LIBOR (the rate at which banks lend to each other) soared this week as banks scrambled for liquidity. Its overnight rate in US dollars almost doubled, climbing 3.33 points to 6.44% on Wednesday, the biggest jump in seven years.
“The interbank market is fundamentally illiquid and banks aren’t lending to each other for more than one month,” said John Edwards at property finance broker JC Rathbone.
Property shares also took a hammering. The FTSE 350 real estate index fell by 9% in the four days following the collapse of Lehman Brothers, which was the prime catalyst for a week of financial mayhem.
Songbird Estates, which owns 60.8% of Canary Wharf, took a 13% hit despite telling investors that it was insured should Lehman default on rent at its25 Bank Street headquarters.
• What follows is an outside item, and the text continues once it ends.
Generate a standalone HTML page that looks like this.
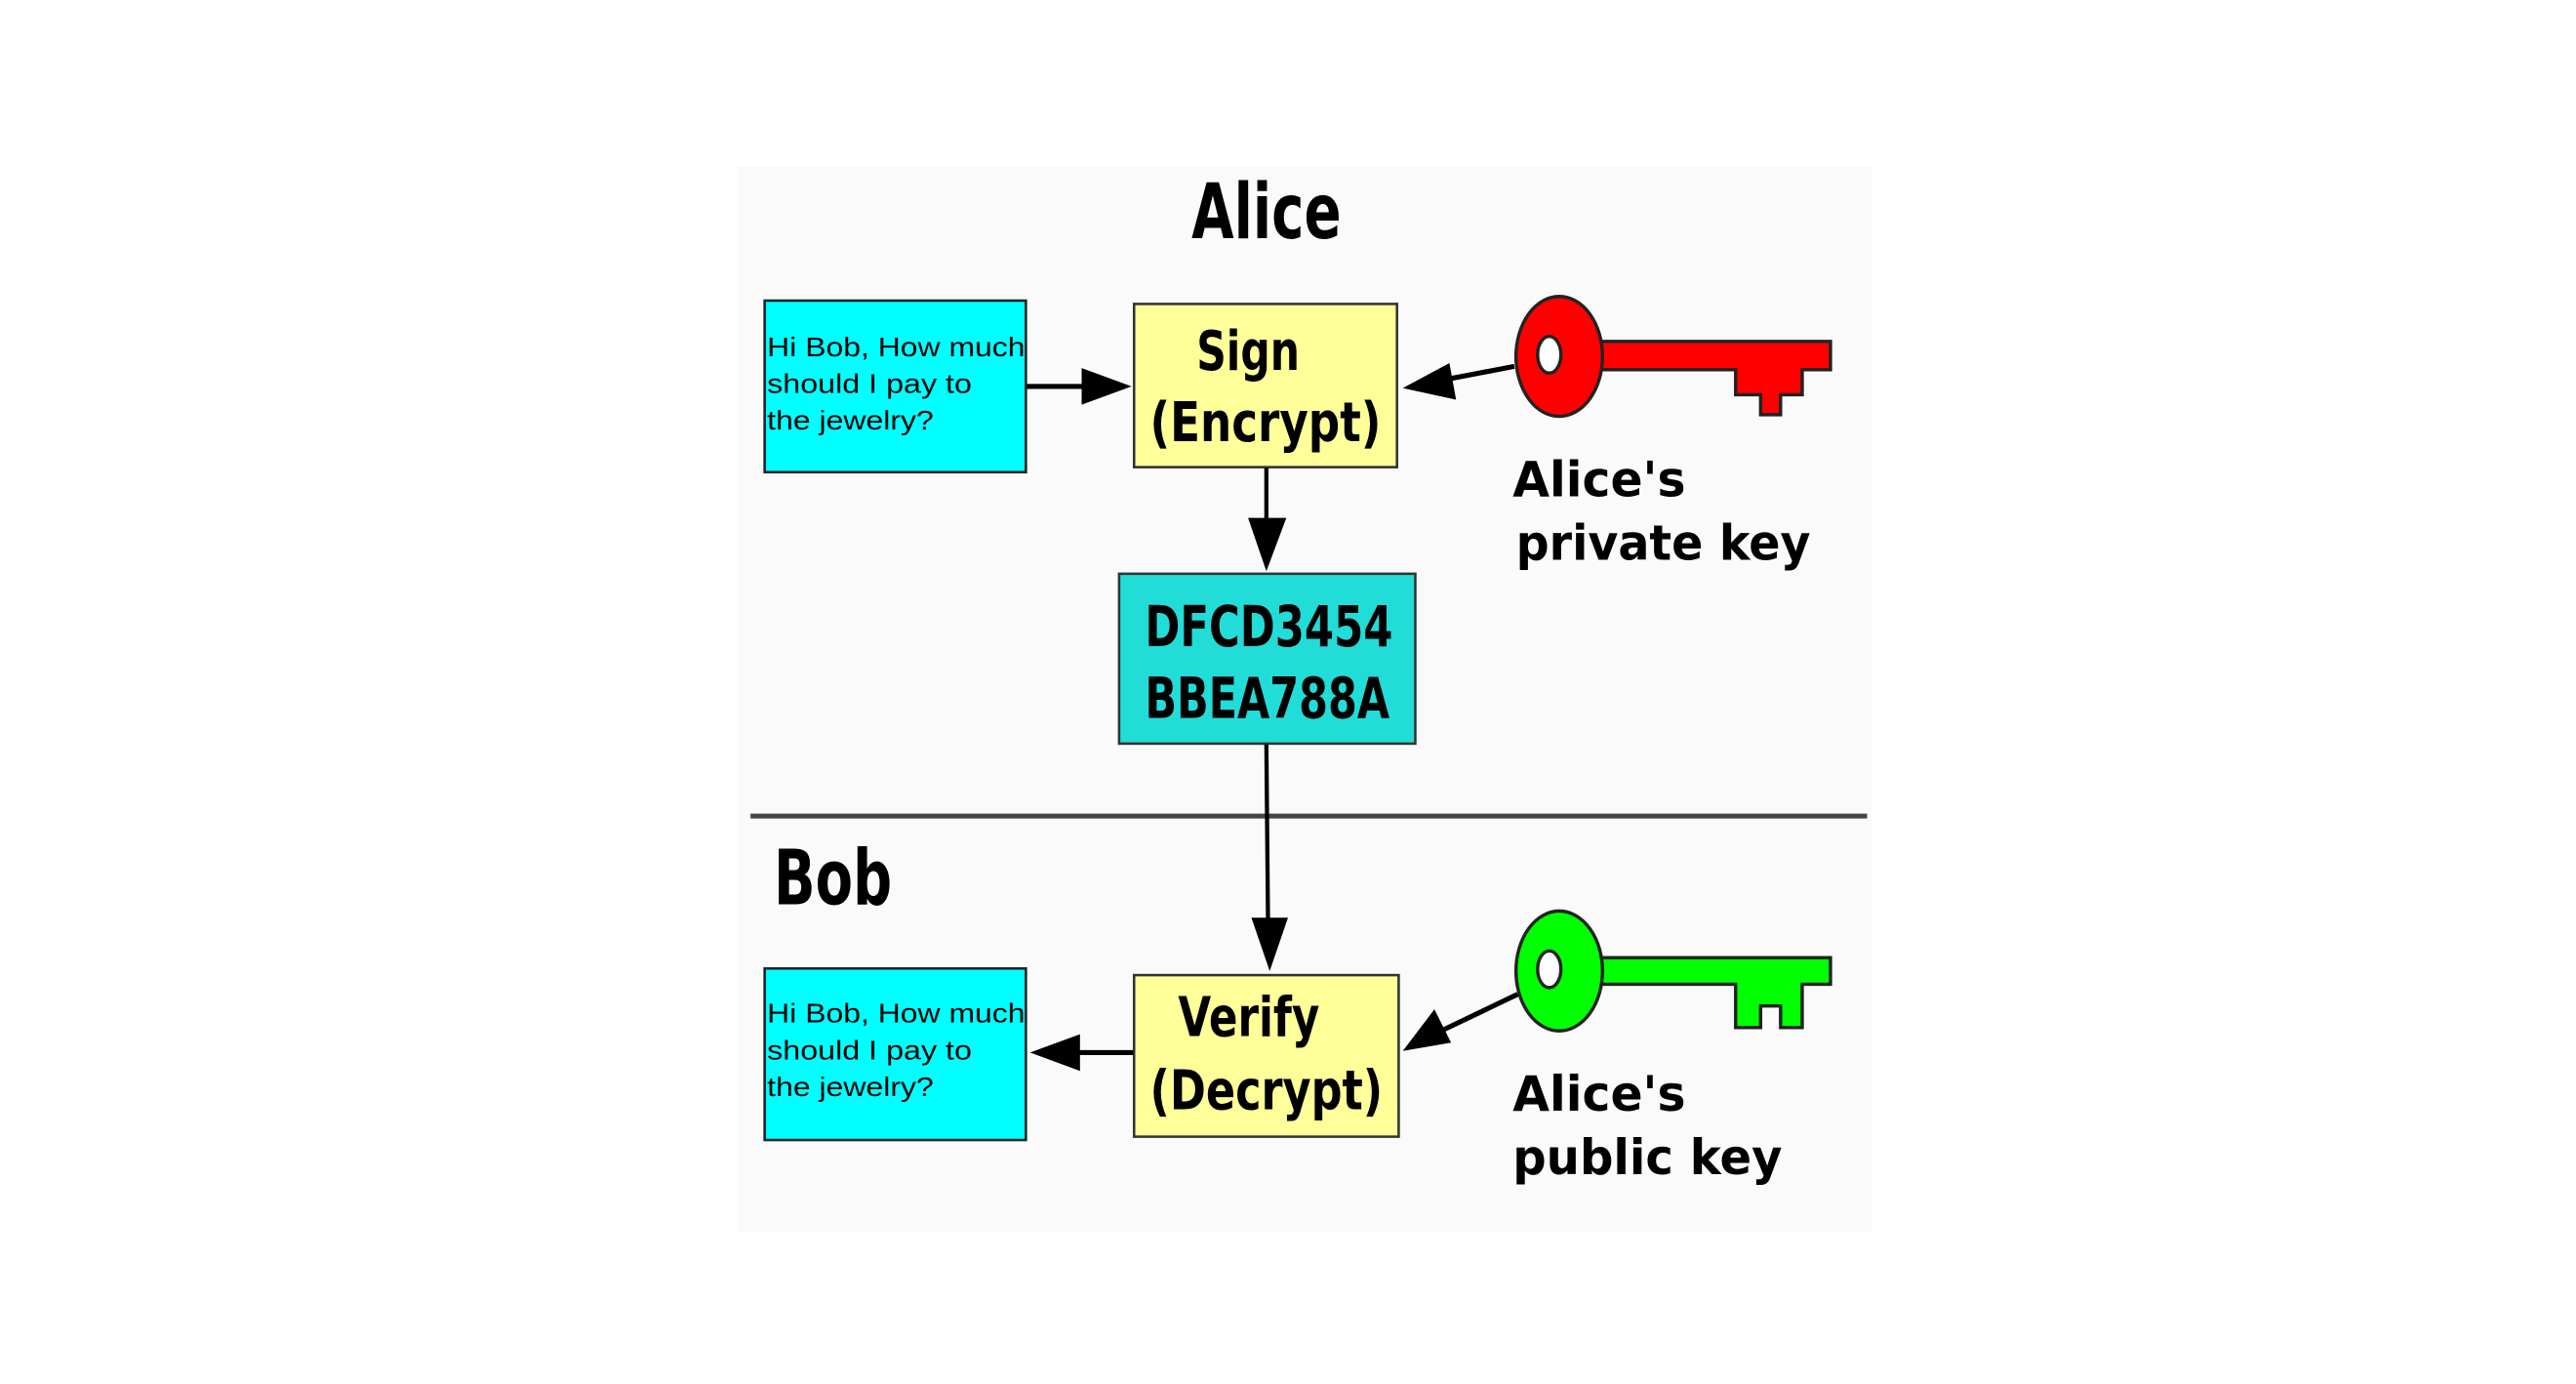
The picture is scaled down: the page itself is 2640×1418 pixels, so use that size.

Great Portland Estates’ shares fell 12% in price Savills, Brixton and Land Securities all lost 11% while British Land and SEGRO were down 8% in value.
However, the major concern remains the longer-term outlook for banks with high real estate exposure, as the system continues to unravel and shrink.
Marcus said: “We are in a worse place than a week ago. If you’ve got half a dozen banks with new chief executives, what does any new CEO do when he comes in? He clears the decks.”
There were major concerns this week over HBOS, whose share price collapsed on fears about its real estate banking model, before it agreed to be taken over by Lloyds TSB.
According to HBOS’s last results, 40% of its £117bn corporate loan book – or £47bn – is allocated to real estate. But it has also invested heavily in equity stakes in joint ventures with some of the UK’s most well-known property players.
Marcus said: “What is Lloyds going to do with those jvs? What happens to its ability to refinance deals? Maybe it’s an opportunity for some – maybe it’s more pain for others.”